A menina encostou-se a ele para ver se ele esboçava alguma reação. Nada. Recostou-se mais atrevidamente. E nada de novo. Deve ser homem que não fabrica ovo.
Tentou outras vezes, mas resposta que fosse plausível, nenhuma.
Virou as costas sem pio no brio.
O rapaz correu sofregamente atrás dela; mas ela virou-se e fitou-o intensamente para ver o que, afinal este queria com ela. Para a sua surpresa, ele saiu com esta de poesia lunar. Ou lunática?
Gosto da tua bunda profunda
Que atiça minhas secreções, excreções e excrementos sexuais;
E que a minha máscula força celestial afunda.
A Maria encarou o Zé Maria, e parecia-lhe que o filho da mãe, não o filho da madrasta, pois só filho de madrasta é que podia comportar-se daquela maneira. E disparou:
– Seu estúpido é assim que conquistas uma menina?
– Achas isso estupidez? – perguntou – não gostas da poesia que te fiz?
– Poesia serve para elevar, e não para desnortear. Criaste-me transtorno emocional. Não vês que estou com raiva de ti? – afirmou a Maria.
– Então profiro-te outros versos.
E, assim, arrematou:
O sabor saboroso das tuas secreções e excreções vaginais
Embriagam-me de prazer quando tu os lanças a fundo de mim.
A Maria não se conteve. Desde quando ele o tinha possuído para tal declaração de amor, e ainda por sinal, estúpida, para dizer o mínimo. Disse tudo o que lhe vinha pela cabeça e lhe convinha.
Zé Maria, rindo sarcasticamente dela, disse-lhe que não tinha intenção de a ofender, apenas estava a exercitar uma nova forma de fazer declaração de amor. Mas que tinha vontade de consumar o ato, por isso a imaginava como sua, carnalmente falando. Deseja, por isso, possuí-la erótica e sexualmente.
No entanto, a Maria declamou-lhe a sua poesia:
Tocando-te no pepicho magro, não me sinto transportado para planeta nenhum.
Deixa-me apenas tocar, apalpar, massagear para que possa medir o tamanho do documento;
E, quiçá, se revolve à terra que de mim hás-de dispor.
Zé Maria ficou espantado com a tamanha poesia (des)necessária.
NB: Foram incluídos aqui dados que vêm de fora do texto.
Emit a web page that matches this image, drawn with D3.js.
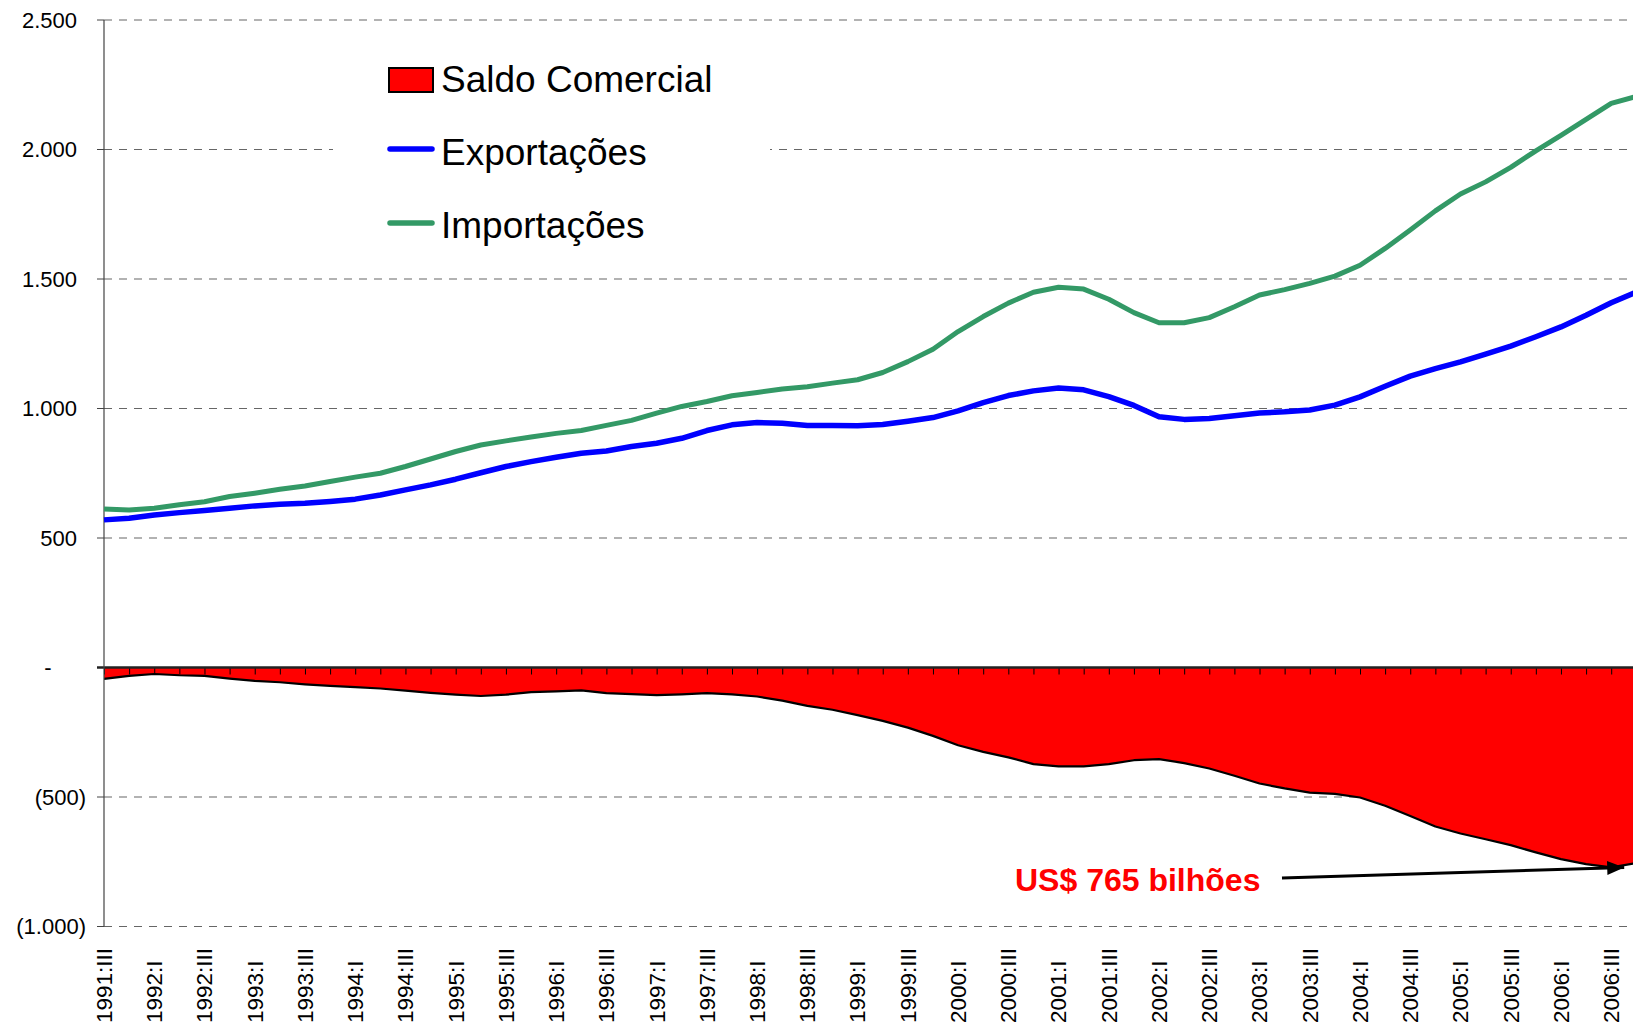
<!DOCTYPE html>
<html>
<head>
<meta charset="utf-8">
<script src="https://cdn.jsdelivr.net/npm/d3@7"></script>
<style>
  html, body { margin: 0; padding: 0; background: #ffffff; }
  svg { display: block; }
  text { font-family: "Liberation Sans", Arial, Helvetica, sans-serif; }
</style>
</head>
<body>
<svg id="chart" width="1633" height="1026"></svg>
<script>
// ---------------- DATA ----------------
const categories = [
  "1991:III","1991:IV",
  "1992:I","1992:II","1992:III","1992:IV",
  "1993:I","1993:II","1993:III","1993:IV",
  "1994:I","1994:II","1994:III","1994:IV",
  "1995:I","1995:II","1995:III","1995:IV",
  "1996:I","1996:II","1996:III","1996:IV",
  "1997:I","1997:II","1997:III","1997:IV",
  "1998:I","1998:II","1998:III","1998:IV",
  "1999:I","1999:II","1999:III","1999:IV",
  "2000:I","2000:II","2000:III","2000:IV",
  "2001:I","2001:II","2001:III","2001:IV",
  "2002:I","2002:II","2002:III","2002:IV",
  "2003:I","2003:II","2003:III","2003:IV",
  "2004:I","2004:II","2004:III","2004:IV",
  "2005:I","2005:II","2005:III","2005:IV",
  "2006:I","2006:II","2006:III","2006:IV"
];

const exportacoes = [
  570, 576,
  589, 598, 606, 615,
  624, 630, 634, 641,
  650, 666, 686, 705,
  727, 752, 776, 795,
  812, 827, 836, 853,
  866, 885, 915, 937,
  946, 943, 934, 934,
  933, 938, 951, 965,
  991, 1023, 1050, 1068,
  1079, 1072, 1046, 1012,
  968, 958, 961, 972,
  983, 987, 994, 1013,
  1045, 1086, 1125, 1154,
  1180, 1210, 1241, 1277,
  1315, 1360, 1408, 1450
];

const importacoes = [
  612, 608,
  615, 628, 640, 660,
  673, 688, 701, 718,
  735, 750, 776, 805,
  834, 859, 875, 890,
  904, 915, 935, 954,
  982, 1008, 1027, 1049,
  1062, 1075, 1084, 1098,
  1111, 1139, 1181, 1229,
  1297, 1355, 1407, 1449,
  1468, 1461, 1422, 1370,
  1331, 1331, 1351, 1393,
  1438, 1459, 1483, 1511,
  1553, 1618, 1689, 1763,
  1828, 1875, 1931, 1995,
  2055, 2116, 2178, 2205
];

const saldo = [
  -44, -32,
  -25, -30, -32, -43,
  -52, -57, -65, -71,
  -76, -81, -89, -98,
  -105, -110, -105, -95,
  -92, -88, -99, -103,
  -107, -104, -99, -104,
  -112, -128, -148, -163,
  -184, -206, -232, -264,
  -300, -326, -347, -373,
  -382, -382, -373, -358,
  -354, -369, -390, -418,
  -448, -467, -483, -488,
  -502, -534, -573, -614,
  -641, -663, -686, -714,
  -740, -759, -772, -755
];

const yTicks = [2500, 2000, 1500, 1000, 500, 0, -500, -1000];
const yTickLabels = ["2.500", "2.000", "1.500", "1.000", "500", "-", "(500)", "(1.000)"];
const legendLabels = ["Saldo Comercial", "Exportações", "Importações"];
const annotationText = "US$ 765 bilhões";
const annotationIndex = 60;

// ---------------- STYLE ----------------
const COLORS = { saldo: "#FF0000", exp: "#0000FF", imp: "#339966", grid: "#666666", axis: "#222" };
const W = 1633, H = 1026;
const LEFT = 104, TOP = 20, BOTTOM = 926.5;
const STEP = 25.12;

const svg = d3.select("#chart");

const x = d3.scalePoint()
  .domain(categories)
  .range([LEFT, LEFT + STEP * (categories.length - 1)]);

const y = d3.scaleLinear()
  .domain([-1000, 2500])
  .range([BOTTOM, TOP]);

// Gridlines (dashed), excluding zero
const grid = svg.append("g");
grid.selectAll("line")
  .data(yTicks.filter(d => d !== 0))
  .join("line")
  .attr("x1", LEFT).attr("x2", W)
  .attr("y1", d => y(d)).attr("y2", d => y(d))
  .attr("stroke", COLORS.grid)
  .attr("stroke-width", 1.1)
  .attr("stroke-dasharray", "8,7");

// Legend white background interrupting gridline
svg.append("rect")
  .attr("x", 333).attr("y", 40)
  .attr("width", 437).attr("height", 215)
  .attr("fill", "#fff");

// Y-axis ticks (left)
svg.append("g").selectAll("line")
  .data(yTicks)
  .join("line")
  .attr("x1", LEFT - 7).attr("x2", LEFT)
  .attr("y1", d => y(d)).attr("y2", d => y(d))
  .attr("stroke", "#444").attr("stroke-width", 1);

// Y tick labels
svg.append("g").selectAll("text")
  .data(yTicks)
  .join("text")
  .attr("x", d => d > 0 ? 77 : (d < 0 ? 86 : 48))
  .attr("y", d => y(d))
  .attr("dy", "0.36em")
  .attr("text-anchor", d => d === 0 ? "middle" : "end")
  .attr("font-size", 22)
  .attr("fill", "#000")
  .text((d, i) => yTickLabels[i]);

// Saldo area
const area = d3.area()
  .x((d, i) => x(categories[i]))
  .y0(y(0))
  .y1(d => y(d));
svg.append("path")
  .datum(saldo)
  .attr("d", area)
  .attr("fill", COLORS.saldo);

const saldoLine = d3.line()
  .x((d, i) => x(categories[i]))
  .y(d => y(d));
svg.append("path")
  .datum(saldo)
  .attr("d", saldoLine)
  .attr("fill", "none")
  .attr("stroke", "#000")
  .attr("stroke-width", 2.2)
  .attr("stroke-linejoin", "round");

// Category axis at zero with tick marks
const xAxis = d3.axisBottom(x).tickSize(7).tickSizeOuter(0).tickFormat("");
const xg = svg.append("g")
  .attr("transform", `translate(0,${y(0)})`)
  .call(xAxis);
xg.select(".domain").remove();
xg.selectAll(".tick line").attr("stroke", "#000").attr("stroke-width", 1);
svg.append("line")
  .attr("x1", LEFT - 7).attr("x2", W)
  .attr("y1", y(0)).attr("y2", y(0))
  .attr("stroke", COLORS.axis).attr("stroke-width", 2.5);

// Y-axis line
svg.append("line")
  .attr("x1", LEFT).attr("x2", LEFT)
  .attr("y1", TOP).attr("y2", BOTTOM)
  .attr("stroke", "#444").attr("stroke-width", 1.2);

// X tick labels (rotated), every other quarter (I and III)
svg.append("g").selectAll("text")
  .data(categories.filter((c, i) => i % 2 === 0))
  .join("text")
  .attr("transform", d => `translate(${x(d)},1023) rotate(-90)`)
  .attr("dy", "0.35em")
  .attr("text-anchor", "start")
  .attr("font-size", 22.5)
  .attr("fill", "#000")
  .text(d => d);

// Lines
const lineGen = d3.line()
  .x((d, i) => x(categories[i]))
  .y(d => y(d));
svg.append("path")
  .datum(importacoes)
  .attr("d", lineGen)
  .attr("fill", "none")
  .attr("stroke", COLORS.imp)
  .attr("stroke-width", 5)
  .attr("stroke-linejoin", "round");
svg.append("path")
  .datum(exportacoes)
  .attr("d", lineGen)
  .attr("fill", "none")
  .attr("stroke", COLORS.exp)
  .attr("stroke-width", 5.5)
  .attr("stroke-linejoin", "round");

// Legend
const lg = svg.append("g");
lg.append("rect")
  .attr("x", 389).attr("y", 68).attr("width", 44).attr("height", 24)
  .attr("fill", COLORS.saldo).attr("stroke", "#000").attr("stroke-width", 2);
lg.append("line")
  .attr("x1", 390).attr("x2", 432).attr("y1", 149).attr("y2", 149)
  .attr("stroke", COLORS.exp).attr("stroke-width", 5.5).attr("stroke-linecap", "round");
lg.append("line")
  .attr("x1", 390).attr("x2", 432).attr("y1", 223).attr("y2", 223)
  .attr("stroke", COLORS.imp).attr("stroke-width", 5.5).attr("stroke-linecap", "round");
lg.selectAll("text.leg")
  .data(legendLabels)
  .join("text")
  .attr("class", "leg")
  .attr("x", 441)
  .attr("y", (d, i) => 92 + i * 73)
  .attr("font-size", 37)
  .attr("fill", "#000")
  .text(d => d);

// Annotation
const defs = svg.append("defs");
defs.append("marker")
  .attr("id", "arrow")
  .attr("markerUnits", "userSpaceOnUse")
  .attr("markerWidth", 18).attr("markerHeight", 14)
  .attr("refX", 17).attr("refY", 7)
  .attr("orient", "auto")
  .append("path")
  .attr("d", "M0,0 L17,7 L0,14 Z")
  .attr("fill", "#000");

svg.append("text")
  .attr("x", 1015).attr("y", 891)
  .attr("font-size", 32)
  .attr("font-weight", "bold")
  .attr("fill", "#FF0000")
  .text(annotationText);

svg.append("line")
  .attr("x1", 1282).attr("y1", 878)
  .attr("x2", x(categories[annotationIndex]) + 13)
  .attr("y2", y(saldo[annotationIndex]))
  .attr("stroke", "#000")
  .attr("stroke-width", 3)
  .attr("marker-end", "url(#arrow)");
</script>
</body>
</html>
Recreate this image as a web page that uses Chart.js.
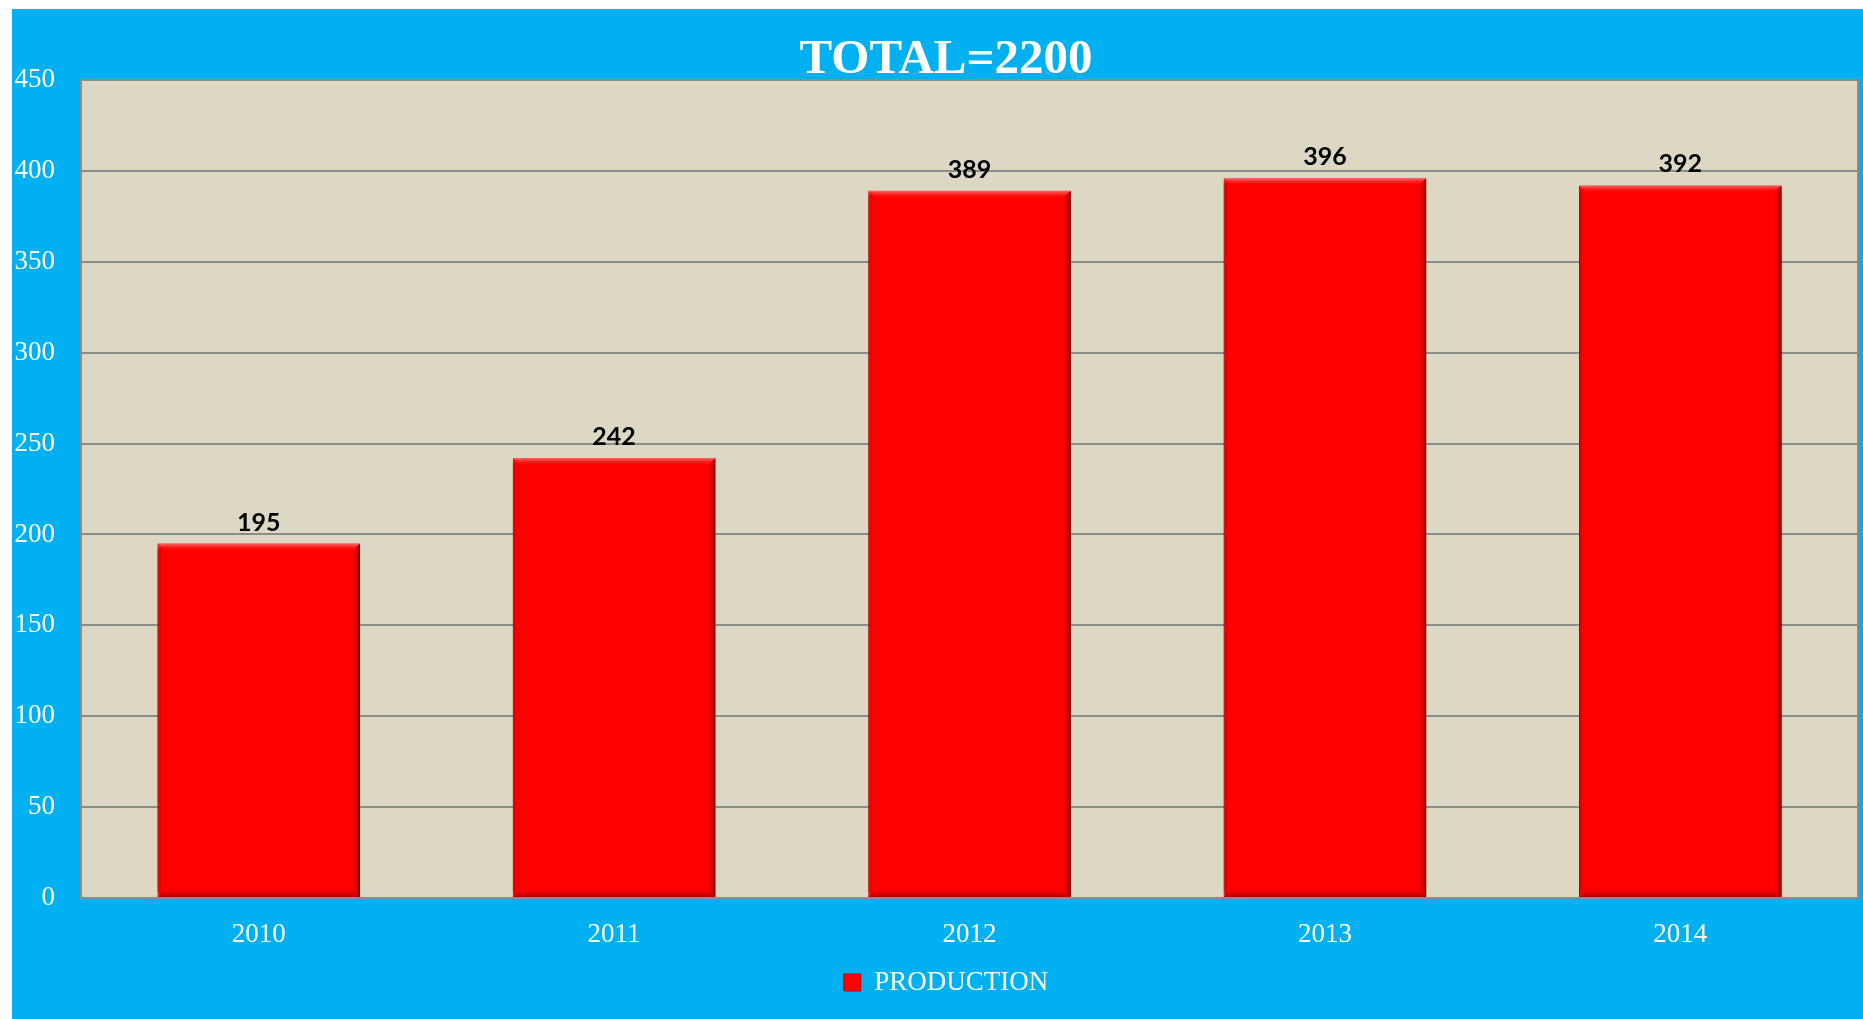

Mas não se fez de rogado, e, em tom solene disse majestosamente os seguintes versos lapidais:
Deixam-me tremer de sussurros orgásticos
Metendo o paizinho nos interstícios das tuas pernas.
Pois, caindo-me em mim, levantar-me-ei em ti.
Assim, minh’alma nos teus lábios vulvais
Sorverá de prazeres incomensuráveis como águas dos mananciais
Que jorram das montanhas dos nossos corpo plurais.
Os versos desta crónica sobre a história de 24 horas de amor entre Zé Maria e Maria, sei lá do quê, retrata com coragem o novo panorama de escrita das nossas cosmogonias míticas que escondem o sentimento mais humanamente profundo que é o de amor. Entretanto, e talvez de um modo especial, do amor em trânsito nascido na noite de fim de ano, na Praça dos Heróis Nacionais.
É, sem dúvida, a nova Filosófica de amar (e de sentir-se amado). Crendo, no entanto, ser o amor um modelos de implicação causa e efeito. Pois é dando que se recebe. Não há outra hipótese.
O pensamento humano que funda a Ciência é, desde logo, a construção do novo paradigma conceitual da existência. Por isso, digo, neste canto de África, não devemos mudar de página para mantermos no mesmo livro, mas de dicionário (um novo livro). E, por isso, de novo método paradigmático de amarmos uns aos outros e à pátria que nos viu nascer. E a si leitor assíduo d’O Democrata.
Assim, o cronista deseja a todos um 2015 cheio de Saúde, com muito dinheiro no bolso (a engordar as nossas contas bancárias). Em suma, que o amor entre o novo casal de namorados Maria (Zé e Maria) termine com os versos do poema Empregada Boa:
Que neste lodaçal de amores
Que os destemperos e as intempéries
Aticem novos desejos augustos
Feitos de augustos sabores
Da nossa herança de bons gostos.
Que viva o amor sublime!
E que, as contas, enfim, possam ser pagas, apesar do nosso magro salário de funcionalismo público.
Caracol/Bissau, 05 de Janeiro de 2014.
Por: Jorge Otinta, ensaísta, escritor e docente-pesquisador.